In the listing that follows, how many lines contain "matplotlib"? Give the number only.

-- start of Input rows --

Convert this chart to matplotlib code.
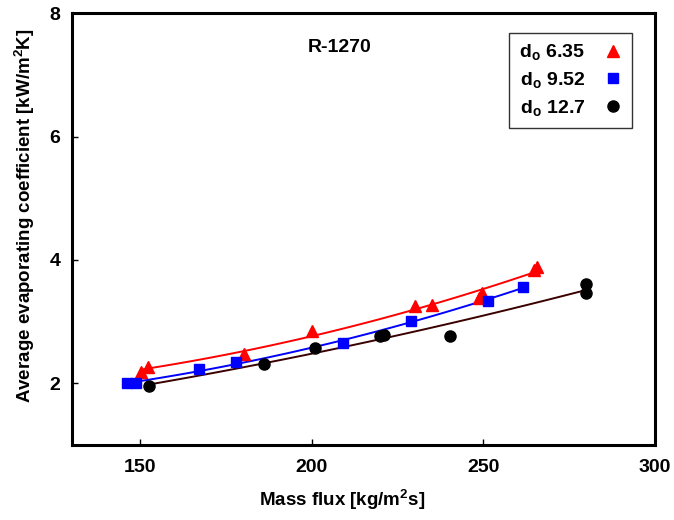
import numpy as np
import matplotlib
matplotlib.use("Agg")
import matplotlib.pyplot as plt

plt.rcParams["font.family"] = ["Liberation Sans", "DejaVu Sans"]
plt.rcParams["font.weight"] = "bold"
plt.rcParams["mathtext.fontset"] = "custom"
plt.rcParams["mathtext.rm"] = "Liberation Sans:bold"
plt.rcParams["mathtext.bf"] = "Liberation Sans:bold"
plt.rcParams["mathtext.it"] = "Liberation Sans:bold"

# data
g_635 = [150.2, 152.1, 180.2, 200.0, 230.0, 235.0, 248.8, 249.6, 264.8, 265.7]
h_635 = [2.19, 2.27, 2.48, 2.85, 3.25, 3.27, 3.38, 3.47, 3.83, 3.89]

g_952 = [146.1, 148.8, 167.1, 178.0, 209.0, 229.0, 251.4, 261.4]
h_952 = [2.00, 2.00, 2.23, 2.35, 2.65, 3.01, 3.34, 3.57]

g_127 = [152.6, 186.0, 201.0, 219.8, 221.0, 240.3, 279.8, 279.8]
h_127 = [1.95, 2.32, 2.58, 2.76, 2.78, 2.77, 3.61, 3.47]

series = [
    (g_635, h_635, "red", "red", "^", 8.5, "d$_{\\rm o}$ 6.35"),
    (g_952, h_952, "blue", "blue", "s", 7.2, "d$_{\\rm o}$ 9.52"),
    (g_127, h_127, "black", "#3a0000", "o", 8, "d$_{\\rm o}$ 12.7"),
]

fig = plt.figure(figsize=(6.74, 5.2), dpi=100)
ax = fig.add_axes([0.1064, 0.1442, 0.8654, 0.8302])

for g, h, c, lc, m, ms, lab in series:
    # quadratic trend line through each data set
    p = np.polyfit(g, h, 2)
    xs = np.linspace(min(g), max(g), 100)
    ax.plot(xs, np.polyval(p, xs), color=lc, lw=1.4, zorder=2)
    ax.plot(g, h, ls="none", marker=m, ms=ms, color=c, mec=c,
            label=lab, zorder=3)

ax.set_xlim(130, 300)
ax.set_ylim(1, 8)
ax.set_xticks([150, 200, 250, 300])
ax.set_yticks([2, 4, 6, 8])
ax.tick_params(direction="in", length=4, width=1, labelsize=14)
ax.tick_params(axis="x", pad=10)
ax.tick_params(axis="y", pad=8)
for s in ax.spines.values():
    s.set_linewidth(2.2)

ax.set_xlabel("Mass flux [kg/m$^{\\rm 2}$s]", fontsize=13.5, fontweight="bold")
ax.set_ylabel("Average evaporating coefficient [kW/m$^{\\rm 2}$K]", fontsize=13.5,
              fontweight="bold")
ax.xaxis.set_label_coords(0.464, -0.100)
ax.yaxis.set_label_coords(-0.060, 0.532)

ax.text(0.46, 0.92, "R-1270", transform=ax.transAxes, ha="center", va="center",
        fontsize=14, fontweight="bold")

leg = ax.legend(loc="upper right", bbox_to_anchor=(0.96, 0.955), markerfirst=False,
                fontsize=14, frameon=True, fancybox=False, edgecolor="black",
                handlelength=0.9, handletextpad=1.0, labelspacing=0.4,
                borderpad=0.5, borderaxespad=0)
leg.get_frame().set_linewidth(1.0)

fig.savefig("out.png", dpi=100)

-- end of Input rows --
-- start of Input rows --

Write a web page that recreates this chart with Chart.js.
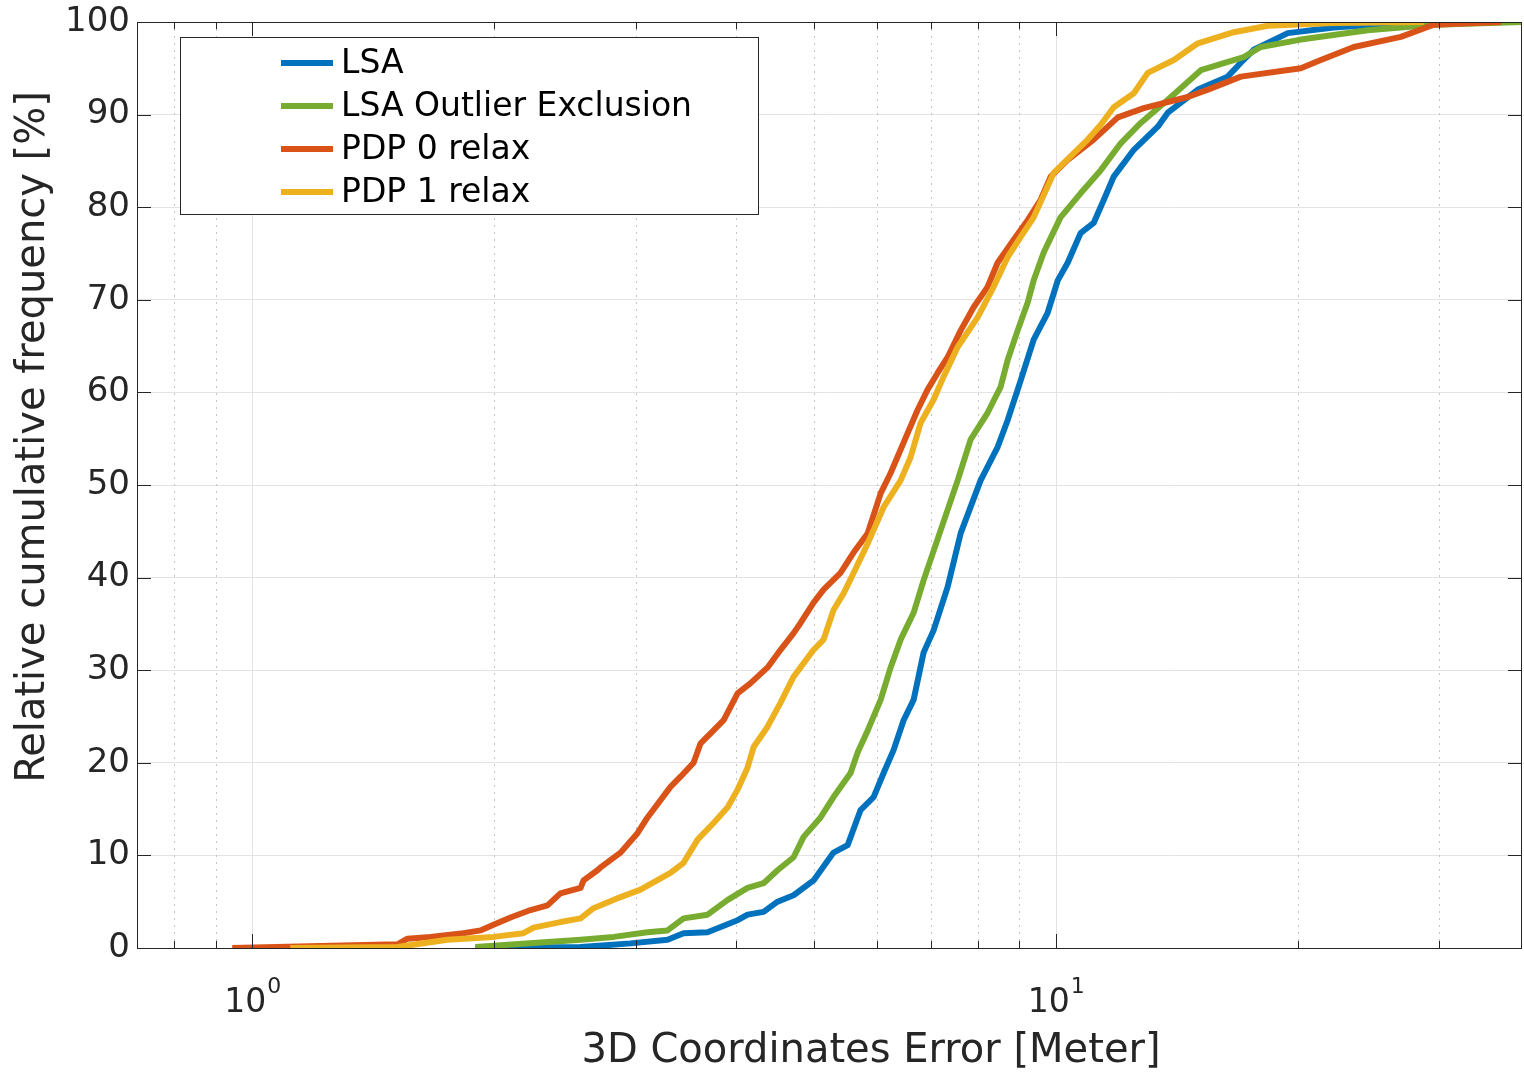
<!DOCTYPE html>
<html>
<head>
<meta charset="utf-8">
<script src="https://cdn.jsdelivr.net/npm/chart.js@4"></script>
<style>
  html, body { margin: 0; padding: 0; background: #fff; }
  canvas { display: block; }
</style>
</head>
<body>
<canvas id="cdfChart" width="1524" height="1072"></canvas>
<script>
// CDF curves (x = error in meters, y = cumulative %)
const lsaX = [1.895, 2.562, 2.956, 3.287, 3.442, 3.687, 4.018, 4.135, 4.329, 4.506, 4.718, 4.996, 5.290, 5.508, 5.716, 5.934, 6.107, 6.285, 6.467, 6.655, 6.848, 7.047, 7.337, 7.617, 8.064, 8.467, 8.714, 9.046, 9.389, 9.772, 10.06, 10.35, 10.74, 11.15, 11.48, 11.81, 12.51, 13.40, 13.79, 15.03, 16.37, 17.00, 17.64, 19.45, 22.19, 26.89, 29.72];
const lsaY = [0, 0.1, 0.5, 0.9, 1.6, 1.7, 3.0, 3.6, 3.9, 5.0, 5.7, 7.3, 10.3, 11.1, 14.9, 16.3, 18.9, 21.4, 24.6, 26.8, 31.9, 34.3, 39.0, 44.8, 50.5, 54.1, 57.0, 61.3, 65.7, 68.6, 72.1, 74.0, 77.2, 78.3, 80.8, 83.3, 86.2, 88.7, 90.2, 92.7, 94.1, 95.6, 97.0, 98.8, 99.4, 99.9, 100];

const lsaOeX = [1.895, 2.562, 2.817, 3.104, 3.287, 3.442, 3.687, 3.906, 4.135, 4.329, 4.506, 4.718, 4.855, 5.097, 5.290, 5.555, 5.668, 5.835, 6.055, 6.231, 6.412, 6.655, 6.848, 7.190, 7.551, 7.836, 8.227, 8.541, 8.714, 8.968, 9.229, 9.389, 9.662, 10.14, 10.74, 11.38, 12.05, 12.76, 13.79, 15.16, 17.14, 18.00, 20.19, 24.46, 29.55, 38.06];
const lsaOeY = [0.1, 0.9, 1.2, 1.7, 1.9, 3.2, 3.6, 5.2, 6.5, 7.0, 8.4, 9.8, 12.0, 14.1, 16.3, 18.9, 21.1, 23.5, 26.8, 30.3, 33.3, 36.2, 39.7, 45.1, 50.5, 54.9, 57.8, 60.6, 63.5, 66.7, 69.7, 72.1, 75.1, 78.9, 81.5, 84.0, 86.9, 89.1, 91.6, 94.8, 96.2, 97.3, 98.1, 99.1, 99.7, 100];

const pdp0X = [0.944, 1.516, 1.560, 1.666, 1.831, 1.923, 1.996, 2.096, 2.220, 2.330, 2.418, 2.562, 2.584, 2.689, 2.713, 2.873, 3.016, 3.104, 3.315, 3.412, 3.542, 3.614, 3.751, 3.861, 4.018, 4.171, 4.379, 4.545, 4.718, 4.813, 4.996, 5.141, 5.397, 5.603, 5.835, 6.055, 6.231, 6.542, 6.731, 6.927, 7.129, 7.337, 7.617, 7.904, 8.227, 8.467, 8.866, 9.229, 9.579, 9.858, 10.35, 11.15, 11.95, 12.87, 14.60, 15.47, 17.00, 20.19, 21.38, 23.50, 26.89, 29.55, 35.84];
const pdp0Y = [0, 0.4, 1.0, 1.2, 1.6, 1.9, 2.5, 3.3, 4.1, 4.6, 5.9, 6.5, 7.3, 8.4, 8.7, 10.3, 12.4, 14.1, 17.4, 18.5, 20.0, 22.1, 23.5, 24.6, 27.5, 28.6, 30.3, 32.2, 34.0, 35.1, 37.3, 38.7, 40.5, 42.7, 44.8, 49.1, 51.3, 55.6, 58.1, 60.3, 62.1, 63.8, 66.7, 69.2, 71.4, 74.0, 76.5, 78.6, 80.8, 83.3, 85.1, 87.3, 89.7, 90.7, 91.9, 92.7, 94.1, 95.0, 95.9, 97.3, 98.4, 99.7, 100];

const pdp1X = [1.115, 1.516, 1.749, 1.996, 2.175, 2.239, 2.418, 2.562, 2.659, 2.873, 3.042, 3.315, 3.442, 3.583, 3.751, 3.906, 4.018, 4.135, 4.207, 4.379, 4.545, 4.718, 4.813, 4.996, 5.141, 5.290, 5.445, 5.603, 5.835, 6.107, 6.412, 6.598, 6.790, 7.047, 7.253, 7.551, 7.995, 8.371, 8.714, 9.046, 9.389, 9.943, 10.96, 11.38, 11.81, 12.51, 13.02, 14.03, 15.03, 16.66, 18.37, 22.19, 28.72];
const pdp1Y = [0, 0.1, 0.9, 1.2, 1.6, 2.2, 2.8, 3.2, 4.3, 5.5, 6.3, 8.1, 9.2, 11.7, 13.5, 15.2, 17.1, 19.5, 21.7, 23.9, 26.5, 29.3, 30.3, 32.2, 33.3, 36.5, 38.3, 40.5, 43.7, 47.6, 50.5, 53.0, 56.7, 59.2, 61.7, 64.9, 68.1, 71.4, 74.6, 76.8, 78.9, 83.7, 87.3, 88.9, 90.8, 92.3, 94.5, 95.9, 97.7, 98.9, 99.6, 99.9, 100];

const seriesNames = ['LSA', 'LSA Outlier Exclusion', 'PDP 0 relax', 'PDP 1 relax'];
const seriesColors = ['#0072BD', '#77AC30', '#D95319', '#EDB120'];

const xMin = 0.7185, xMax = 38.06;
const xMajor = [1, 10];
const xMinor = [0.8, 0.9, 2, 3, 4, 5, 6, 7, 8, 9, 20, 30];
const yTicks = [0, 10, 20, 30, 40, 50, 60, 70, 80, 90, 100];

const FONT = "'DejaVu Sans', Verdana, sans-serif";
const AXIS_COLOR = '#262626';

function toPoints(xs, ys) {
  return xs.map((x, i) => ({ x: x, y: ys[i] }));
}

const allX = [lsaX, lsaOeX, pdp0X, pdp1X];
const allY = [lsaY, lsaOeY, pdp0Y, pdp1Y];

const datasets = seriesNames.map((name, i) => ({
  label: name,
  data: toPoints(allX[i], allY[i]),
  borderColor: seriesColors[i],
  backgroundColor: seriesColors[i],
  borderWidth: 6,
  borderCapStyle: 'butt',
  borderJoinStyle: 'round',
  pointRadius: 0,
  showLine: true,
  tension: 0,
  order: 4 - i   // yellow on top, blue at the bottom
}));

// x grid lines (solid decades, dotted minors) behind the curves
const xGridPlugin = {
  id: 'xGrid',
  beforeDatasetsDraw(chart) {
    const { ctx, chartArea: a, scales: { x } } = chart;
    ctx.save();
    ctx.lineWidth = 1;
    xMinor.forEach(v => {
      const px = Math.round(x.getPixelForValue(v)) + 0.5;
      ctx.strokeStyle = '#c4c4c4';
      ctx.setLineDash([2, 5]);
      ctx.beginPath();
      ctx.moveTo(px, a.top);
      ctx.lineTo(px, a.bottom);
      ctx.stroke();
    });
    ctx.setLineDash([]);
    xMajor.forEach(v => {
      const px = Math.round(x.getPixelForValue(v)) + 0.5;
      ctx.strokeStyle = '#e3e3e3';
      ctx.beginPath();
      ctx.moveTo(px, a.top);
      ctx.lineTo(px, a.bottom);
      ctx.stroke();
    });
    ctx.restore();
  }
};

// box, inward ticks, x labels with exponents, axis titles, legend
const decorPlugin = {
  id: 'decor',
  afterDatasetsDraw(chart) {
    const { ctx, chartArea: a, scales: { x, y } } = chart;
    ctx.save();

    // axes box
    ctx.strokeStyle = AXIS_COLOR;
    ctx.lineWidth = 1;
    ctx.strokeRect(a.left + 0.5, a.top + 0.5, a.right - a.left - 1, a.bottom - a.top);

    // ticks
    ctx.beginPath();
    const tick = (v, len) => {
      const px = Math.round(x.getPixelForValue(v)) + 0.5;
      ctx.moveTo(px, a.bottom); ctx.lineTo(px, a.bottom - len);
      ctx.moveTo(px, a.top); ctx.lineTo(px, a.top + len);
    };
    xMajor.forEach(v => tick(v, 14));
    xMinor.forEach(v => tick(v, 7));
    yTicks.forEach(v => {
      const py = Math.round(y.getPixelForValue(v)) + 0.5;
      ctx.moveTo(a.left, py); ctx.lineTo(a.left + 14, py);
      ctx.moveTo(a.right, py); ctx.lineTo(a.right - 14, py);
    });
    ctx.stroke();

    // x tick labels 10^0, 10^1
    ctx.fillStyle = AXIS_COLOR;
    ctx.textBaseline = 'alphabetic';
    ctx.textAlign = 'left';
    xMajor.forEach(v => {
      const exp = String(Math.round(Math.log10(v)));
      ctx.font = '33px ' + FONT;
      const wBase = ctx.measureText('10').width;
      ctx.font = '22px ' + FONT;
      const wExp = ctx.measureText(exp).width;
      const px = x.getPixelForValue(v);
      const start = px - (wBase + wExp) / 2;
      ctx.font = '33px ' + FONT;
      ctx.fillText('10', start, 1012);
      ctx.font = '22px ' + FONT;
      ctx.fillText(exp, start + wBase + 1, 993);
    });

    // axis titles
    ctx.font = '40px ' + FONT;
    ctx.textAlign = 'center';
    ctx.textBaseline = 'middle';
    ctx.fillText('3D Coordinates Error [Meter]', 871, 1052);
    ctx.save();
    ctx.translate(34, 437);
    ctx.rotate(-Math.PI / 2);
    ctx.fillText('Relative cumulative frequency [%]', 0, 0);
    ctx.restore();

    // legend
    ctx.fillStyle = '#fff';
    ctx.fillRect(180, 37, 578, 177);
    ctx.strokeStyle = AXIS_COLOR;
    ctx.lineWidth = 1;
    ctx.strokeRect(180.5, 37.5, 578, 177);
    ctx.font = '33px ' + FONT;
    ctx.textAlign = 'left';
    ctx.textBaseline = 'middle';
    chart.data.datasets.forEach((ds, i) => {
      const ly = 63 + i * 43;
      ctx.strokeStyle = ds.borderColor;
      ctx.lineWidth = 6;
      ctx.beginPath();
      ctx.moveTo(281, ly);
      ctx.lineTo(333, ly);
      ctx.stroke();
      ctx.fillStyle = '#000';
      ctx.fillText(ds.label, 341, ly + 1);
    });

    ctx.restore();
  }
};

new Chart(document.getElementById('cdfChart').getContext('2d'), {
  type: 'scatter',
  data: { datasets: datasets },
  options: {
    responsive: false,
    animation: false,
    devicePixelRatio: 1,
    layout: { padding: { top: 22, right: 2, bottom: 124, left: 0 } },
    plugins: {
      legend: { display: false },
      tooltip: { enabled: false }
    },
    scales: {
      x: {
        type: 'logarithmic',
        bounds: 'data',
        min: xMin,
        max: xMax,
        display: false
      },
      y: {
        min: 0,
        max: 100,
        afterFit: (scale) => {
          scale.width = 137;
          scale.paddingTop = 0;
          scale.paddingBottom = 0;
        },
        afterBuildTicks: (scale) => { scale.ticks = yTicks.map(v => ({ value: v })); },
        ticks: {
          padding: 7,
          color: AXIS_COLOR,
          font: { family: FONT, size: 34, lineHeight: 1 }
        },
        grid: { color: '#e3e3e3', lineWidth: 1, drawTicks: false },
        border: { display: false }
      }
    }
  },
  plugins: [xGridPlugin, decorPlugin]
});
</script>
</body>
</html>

-- end of Input rows --
-- start of Input rows --

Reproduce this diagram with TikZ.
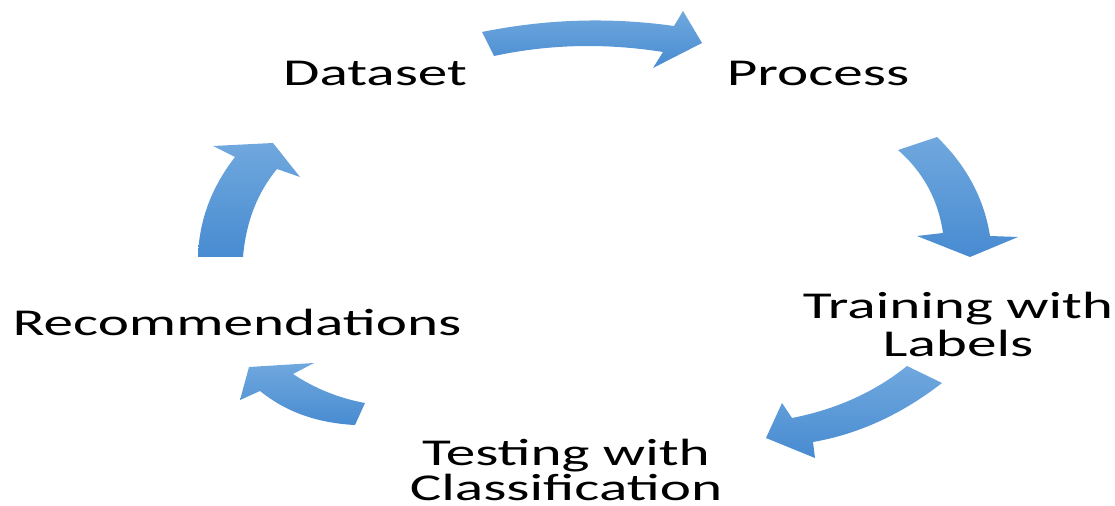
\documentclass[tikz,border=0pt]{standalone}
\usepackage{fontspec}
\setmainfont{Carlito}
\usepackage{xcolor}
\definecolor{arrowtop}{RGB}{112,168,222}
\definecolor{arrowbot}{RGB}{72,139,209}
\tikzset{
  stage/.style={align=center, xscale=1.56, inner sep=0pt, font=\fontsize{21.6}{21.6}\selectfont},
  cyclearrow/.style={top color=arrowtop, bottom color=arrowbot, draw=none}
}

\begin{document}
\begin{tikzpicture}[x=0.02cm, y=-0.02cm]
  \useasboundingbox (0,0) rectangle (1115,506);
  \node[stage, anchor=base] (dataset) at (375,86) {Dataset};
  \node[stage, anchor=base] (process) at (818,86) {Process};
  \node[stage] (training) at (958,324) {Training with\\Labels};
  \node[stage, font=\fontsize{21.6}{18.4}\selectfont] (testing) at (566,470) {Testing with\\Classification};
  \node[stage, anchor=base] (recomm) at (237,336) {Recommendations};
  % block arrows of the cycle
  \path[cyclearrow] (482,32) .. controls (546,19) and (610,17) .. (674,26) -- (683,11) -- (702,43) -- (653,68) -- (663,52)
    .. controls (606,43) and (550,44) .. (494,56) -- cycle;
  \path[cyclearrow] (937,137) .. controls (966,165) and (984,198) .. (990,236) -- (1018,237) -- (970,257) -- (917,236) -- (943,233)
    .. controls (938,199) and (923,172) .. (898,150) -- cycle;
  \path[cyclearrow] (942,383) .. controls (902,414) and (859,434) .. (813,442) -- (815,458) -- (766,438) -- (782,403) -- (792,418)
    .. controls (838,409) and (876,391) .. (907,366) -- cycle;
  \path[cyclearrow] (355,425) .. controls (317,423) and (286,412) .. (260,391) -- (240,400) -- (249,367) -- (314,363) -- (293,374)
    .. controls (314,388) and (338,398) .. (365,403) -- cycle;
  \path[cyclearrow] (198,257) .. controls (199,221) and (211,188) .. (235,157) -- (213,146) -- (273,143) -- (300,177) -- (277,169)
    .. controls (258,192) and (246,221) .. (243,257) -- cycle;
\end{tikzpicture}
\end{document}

-- end of Input rows --

*Correct answer*: 4